Earth Day is Every Day

How many of you think that every day should be Earth Day? (I’m at home raising my hand. I promise.) It’s been 46 years since Senator Gaylord Nelson put his idea into motion on April 22, 1970; the start of the environmental movement.  I remember when I was a kid, going out and picking up trash on Earth Day number one––– the one day a year when we were supposed to do something nice for the planet.

But I guess we’d forgotten about Mother Earth on the other days, because in my lifetime climate change has become a certainty and plastic shopping bags have begun to wash up on beaches more than seaweed. I’m embarrassed to say that I’ve managed to live to adulthood without having thought too much about how my everyday activities effected this rock we call home. Pretty dumb, huh? Since this is the only rock I’ll ever have!

So, not too long ago, I decided to make some positive changes to try and help the planet and to write a weekly blog about my escapades while doing so. Then, I picked a start date that seemed to fit with the theme. But, instead of scribbling there on my calendar in blue ink, A Clueless Girl yada-yada, for some reason I wrote:

Starting today: Earth Day is every day.

Now, you’ve probably already guessed that it’s been a while since anyone has mistaken me for a girl. Clueless Middle-Aged Woman is more like it, but that doesn’t exactly roll off the tongue. The part about me being clueless—well, when it comes to knowing how to save the planet, that part is true. But I’m not one of those in-denial people who insists that the planet doesn’t need saving. I get that we’re in trouble. That’s why I keep reusable shopping bags in my car. Then I forget to bring them into the store.

Sigh.

Me, I worry that we could lose everything in my lifetime (scientists say it will likely take much longer than that, but I still worry), while at the same time wondering if remembering that shopping bag would make the slightest difference. But here’s the thing. The little stuff matters. Even if one less plastic bag in a landfill isn’t going to straighten up the whole big mess we’re in, I should try, right?

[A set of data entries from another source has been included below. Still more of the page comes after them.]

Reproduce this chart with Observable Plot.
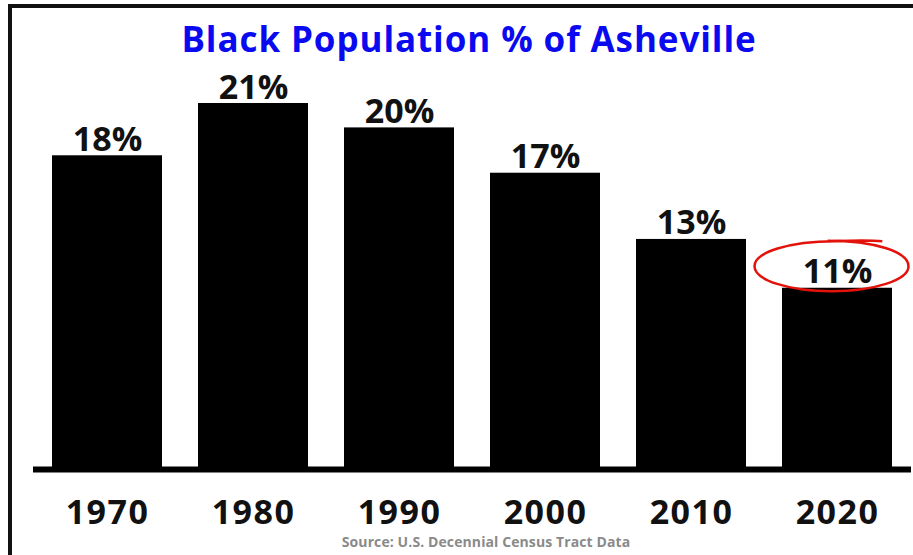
<!DOCTYPE html>
<html>
<head>
<meta charset="utf-8">
<script src="https://cdn.jsdelivr.net/npm/d3@7"></script>
<script src="https://cdn.jsdelivr.net/npm/@observablehq/plot@0.6"></script>
<style>
  html, body { margin: 0; padding: 0; background: #fff; }
  #wrap { position: relative; width: 913px; height: 555px; overflow: hidden; background: #fff; }
  #border { position: absolute; left: 8px; top: 4px; right: -10px; bottom: -10px; border-left: 4px solid #111; border-top: 4px solid #111; }
  #title { position: absolute; left: 0; top: 21px; width: 938px; text-align: center; font-family: "Open Sans", sans-serif; font-weight: 700; font-size: 35px; color: #0a0af0; letter-spacing: 0.9px; line-height: 1; }
  #source { position: absolute; left: 0; top: 535px; width: 972px; text-align: center; font-family: "Open Sans", sans-serif; font-weight: 700; font-size: 14px; color: #8a8a8a; letter-spacing: 0.1px; line-height: 1; }
  #chart { position: absolute; left: 0; top: 0; }
</style>
</head>
<body>
<div id="wrap">
  <div id="border"></div>
  <div id="chart"></div>
  <div id="title">Black Population % of Asheville</div>
  <div id="source">Source: U.S. Decennial Census Tract Data</div>
</div>
<script>
const years = ["1970", "1980", "1990", "2000", "2010", "2020"];
const values = [18.0, 21.0, 19.6, 17.0, 13.2, 10.4];
const labels = ["18%", "21%", "20%", "17%", "13%", "11%"];
const highlightYears = ["2020"];

const data = years.map((year, i) => ({year, value: values[i], label: labels[i]}));
const highlighted = data.filter(d => highlightYears.includes(d.year));

// hand-drawn-looking ellipse symbol for the annotation
const ellipseSymbol = {
  draw(context, size) {
    const r = Math.sqrt(size / Math.PI);
    const rx = r * 3.08, ry = r;
    const k = 0.5523;
    context.moveTo(rx * 0.05, -ry);
    context.bezierCurveTo(-rx * k, -ry, -rx, -ry * k, -rx, 0);
    context.bezierCurveTo(-rx, ry * k, -rx * k, ry, 0, ry);
    context.bezierCurveTo(rx * k, ry, rx, ry * k, rx, 0);
    context.bezierCurveTo(rx, -ry * k * 1.05, rx * k, -ry * 1.02, -rx * 0.05, -ry * 1.02);
    // overshoot stroke at the top
    context.moveTo(-rx * 0.05, -ry * 1.0);
    context.bezierCurveTo(rx * 0.2, -ry * 1.02, rx * 0.45, -ry * 1.06, rx * 0.66, -ry * 1.0);
  }
};

const chart = Plot.plot({
  width: 913,
  height: 555,
  marginTop: 103,
  marginBottom: 86,
  marginLeft: 33,
  marginRight: 2,
  style: { background: "transparent", overflow: "visible" },
  x: { domain: years, paddingInner: 0.25, paddingOuter: 0.123, label: null },
  y: { domain: [0, 21], axis: null },
  marks: [
    Plot.barY(data, { x: "year", y: "value", fill: "#000" }),
    Plot.ruleY([0], { stroke: "#000", strokeWidth: 6 }),
    Plot.text(data, {
      x: "year", y: "value", text: "label",
      dy: -5, lineAnchor: "bottom",
      fontSize: 34, fontWeight: 700, fill: "#111",
      fontFamily: "Open Sans", letterSpacing: 1
    }),
    Plot.dot(highlighted, {
      x: "year", y: "value", dx: -6, dy: -22, r: 25,
      symbol: ellipseSymbol, stroke: "#e3120b", strokeWidth: 2.5, fill: "none"
    }),
    Plot.axisX({
      tickSize: 0, tickPadding: 30, fontSize: 34, fontWeight: 700,
      fontFamily: "Open Sans", fill: "#111", label: null
    })
  ]
});
chart.querySelectorAll("g[aria-label='x-axis tick label'] text").forEach(t => t.setAttribute("letter-spacing", "1.5"));
document.getElementById("chart").appendChild(chart);
</script>
</body>
</html>
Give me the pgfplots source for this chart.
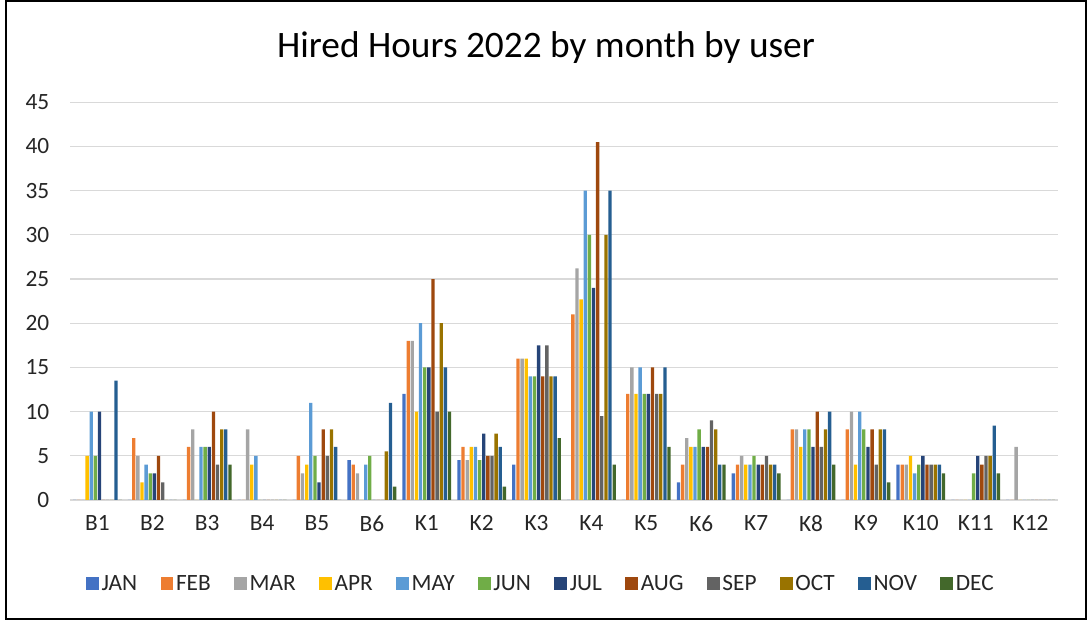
\documentclass[border=0pt]{standalone}
\usepackage{pgfplots}
\pgfplotsset{compat=1.18}
\usepackage{pgfplotstable}
\usepackage{fontspec}
\setmainfont{Carlito}
\definecolor{cJAN}{HTML}{4472C4}
\definecolor{cFEB}{HTML}{ED7D31}
\definecolor{cMAR}{HTML}{A5A5A5}
\definecolor{cAPR}{HTML}{FFC000}
\definecolor{cMAY}{HTML}{5B9BD5}
\definecolor{cJUN}{HTML}{70AD47}
\definecolor{cJUL}{HTML}{264478}
\definecolor{cAUG}{HTML}{9E480E}
\definecolor{cSEP}{HTML}{636363}
\definecolor{cOCT}{HTML}{997300}
\definecolor{cNOV}{HTML}{255E91}
\definecolor{cDEC}{HTML}{43682B}
\definecolor{gridc}{HTML}{D9D9D9}
\pgfplotstableread{
x JAN FEB MAR APR MAY JUN JUL AUG SEP OCT NOV DEC
0 0 0 0 5 10 5 10 0 0 0 13.5 0
1 0 7 5 2 4 3 3 5 2 0 0 0
2 0 6 8 0 6 6 6 10 4 8 8 4
3 0 0 8 4 5 0 0 0 0 0 0 0
4 0 5 3 4 11 5 2 8 5 8 6 0
5 4.5 4 3 0 4 5 0 0 0 5.5 11 1.5
6 12 18 18 10 20 15 15 25 10 20 15 10
7 4.5 6 4.5 6 6 4.5 7.5 5 5 7.5 6 1.5
8 4 16 16 16 14 14 17.5 14 17.5 14 14 7
9 0 21 26.2 22.7 35 30 24 40.5 9.5 30 35 4
10 0 12 15 12 15 12 12 15 12 12 15 6
11 2 4 7 6 6 8 6 6 9 8 4 4
12 3 4 5 4 4 5 4 4 5 4 4 3
13 0 8 8 6 8 8 6 10 6 8 10 4
14 0 8 10 4 10 8 6 8 4 8 8 2
15 4 4 4 5 3 4 5 4 4 4 4 3
16 0 0 0 0 0 3 5 4 5 5 8.4 3
17 0 0 6 0 0 0 0 0 0 0 0 0
}\datatable
\begin{document}
\begin{tikzpicture}
\useasboundingbox (0pt,0pt) rectangle (816pt,467.25pt);
\draw[black,line width=1.2pt] (4.5pt,3pt) rectangle (814.5pt,466.5pt);
\node[font=\fontsize{28}{33}\selectfont] at (409.5pt,431.25pt) {Hired Hours 2022 by month by user};
\begin{axis}[
  at={(52.5pt,92.25pt)}, anchor=south west,
  scale only axis, width=741pt, height=298.3pt,
  ybar=0.6pt, bar width=2.5pt,
  xmin=-0.5, xmax=17.5, ymin=0, ymax=45,
  ytick={0,5,...,45},
  xtick={0,...,17},
  xticklabels={B1,B2,B3,B4,B5,B6,K1,K2,K3,K4,K5,K6,K7,K8,K9,K10,K11,K12},
  major tick length=0pt,
  axis line style={draw=none},
  ymajorgrids, grid style={gridc,line width=0.9pt},
  tick label style={font=\fontsize{17.5}{21}\selectfont, text=black!85},
  /pgf/number format/assume math mode=true,
  yticklabel style={xshift=-12pt},
  xticklabel style={yshift=-8pt},
  legend columns=12,
  legend style={draw=none, fill=none, at={(0.477,-0.21)}, anchor=center,
    font=\fontsize{17.5}{21}\selectfont, text=black!85,
    /tikz/every even column/.append style={column sep=15.5pt}},
  legend image code/.code={\fill[#1] (-2pt,-4.6pt) rectangle (7.6pt,5pt);},
]
\addplot[fill=cJAN,draw=none] table[x=x,y=JAN]{\datatable};
\addplot[fill=cFEB,draw=none] table[x=x,y=FEB]{\datatable};
\addplot[fill=cMAR,draw=none] table[x=x,y=MAR]{\datatable};
\addplot[fill=cAPR,draw=none] table[x=x,y=APR]{\datatable};
\addplot[fill=cMAY,draw=none] table[x=x,y=MAY]{\datatable};
\addplot[fill=cJUN,draw=none] table[x=x,y=JUN]{\datatable};
\addplot[fill=cJUL,draw=none] table[x=x,y=JUL]{\datatable};
\addplot[fill=cAUG,draw=none] table[x=x,y=AUG]{\datatable};
\addplot[fill=cSEP,draw=none] table[x=x,y=SEP]{\datatable};
\addplot[fill=cOCT,draw=none] table[x=x,y=OCT]{\datatable};
\addplot[fill=cNOV,draw=none] table[x=x,y=NOV]{\datatable};
\addplot[fill=cDEC,draw=none] table[x=x,y=DEC]{\datatable};
\legend{JAN,FEB,MAR,APR,MAY,JUN,JUL,AUG,SEP,OCT,NOV,DEC}
\end{axis}
\end{tikzpicture}
\end{document}
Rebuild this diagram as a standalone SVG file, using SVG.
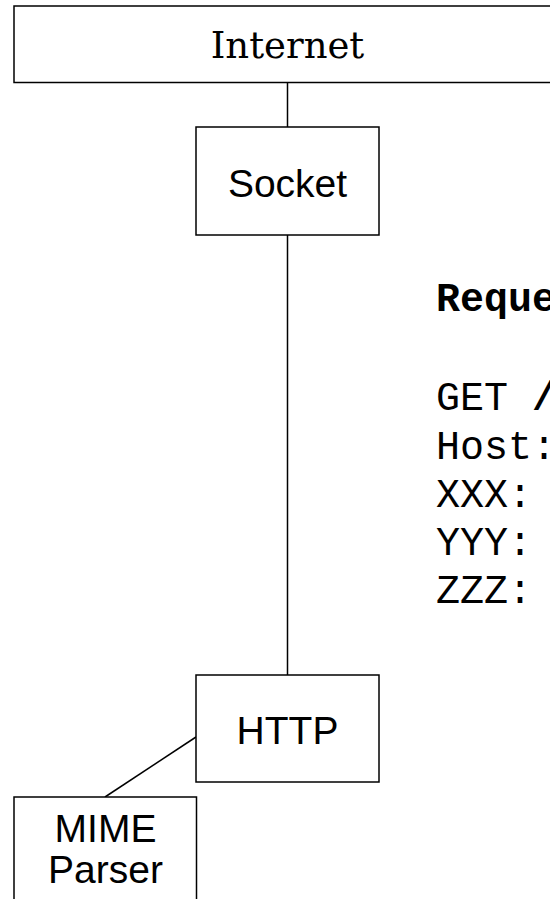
<svg xmlns="http://www.w3.org/2000/svg" width="550" height="899" viewBox="0 0 550 899">
  <style>
    .box { fill: #ffffff; stroke: #000000; stroke-width: 1.5; }
    .edge { stroke: #000000; stroke-width: 1.5; fill: none; }
    .label { font-family: "Liberation Sans", Arial, sans-serif; font-size: 39px; fill: #000000; text-anchor: middle; }
    .title { font-family: "DejaVu Serif", "Liberation Serif", serif; font-size: 37px; fill: #000000; text-anchor: middle; }
    .code { font-family: "Liberation Mono", "Courier New", monospace; font-size: 40px; fill: #000000; }
    .bold { font-weight: bold; }
  </style>
  <rect x="0" y="0" width="550" height="899" fill="#ffffff"/>

  <!-- connectors -->
  <g id="connectors">
    <line class="edge" x1="287.5" y1="82.5" x2="287.5" y2="127"/>
    <line class="edge" x1="287.5" y1="235" x2="287.5" y2="675"/>
    <line class="edge" x1="196" y1="737" x2="105" y2="797"/>
  </g>

  <g id="internet">
    <rect class="box" x="14" y="6" width="560" height="76.5"/>
    <text class="title" x="287.5" y="58">Internet</text>
  </g>

  <g id="socket">
    <rect class="box" x="196" y="127" width="183" height="108"/>
    <text class="label" x="287.5" y="197">Socket</text>
  </g>

  <g id="http">
    <rect class="box" x="196" y="675" width="183" height="107"/>
    <text class="label" x="287.5" y="744">HTTP</text>
  </g>

  <g id="mime-parser">
    <rect class="box" x="14" y="797" width="182.5" height="120"/>
    <text class="label" x="105.5" y="842">MIME</text>
    <text class="label" x="105.5" y="883">Parser</text>
  </g>

  <!-- request listing -->
  <g id="request">
    <text class="code bold" x="436" y="311">Reque</text>
    <text class="code" x="436" y="410">GET <tspan class="bold">/</tspan></text>
    <text class="code" x="436" y="458.5">Host:</text>
    <text class="code" x="436" y="506.5">XXX:</text>
    <text class="code" x="436" y="554.5">YYY:</text>
    <text class="code" x="436" y="602.5">ZZZ:</text>
  </g>
</svg>
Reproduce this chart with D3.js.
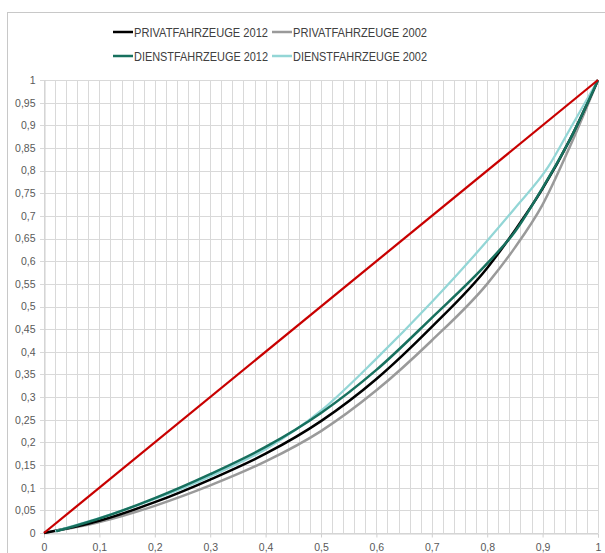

My husband would be the first to tell you, with a slight quiver in his voice, that not knowing rarely stops me from jumping in. Like that time after my daughter went to college and I decided to write a book. I had no idea that it would take ten years for me to learn enough about craft to actually finish one, but I did it!

My name is Mimi Rosen. I’m a fifty-something-year-old teacher who lives in the middle of nowhere and who stays up nights fretting over pretty much all of the world problems and a parade of other things that I can’t change. My daughter is twenty-seven. Someday she’s going to be my age and by the way things are going, instead of people fighting over land and religion and who knows what else, they might be killing each other over drinkable water. I worry a lot about that!

My husband says I need to calm down. He says this often, in fact. He should talk. He’s the one who blares his horn and yells at people in traffic. Jeez, that’s dangerous. I’m pretty sure there’s a psycho behind the wheel of one in three vehicles. (That’s not an actual statistic, by the way.) Me, I lay awake, sometimes for hours worrying, which is probably safer.

So, of course it was in the way-wee hours of the morning when I had this crazy thought; I can’t dial back global warming, but I can make small changes that could help a little bit. If you put enough small changes together, they could add up to something that matters, right? So, I decided to take this journey and do whatever I can to try to save this world that I love. So, starting today, Earth Day really is everyday–––for me, at least. Because, why not? I’m here anyway. Might as well try. And, who knows, maybe I’ll sleep better.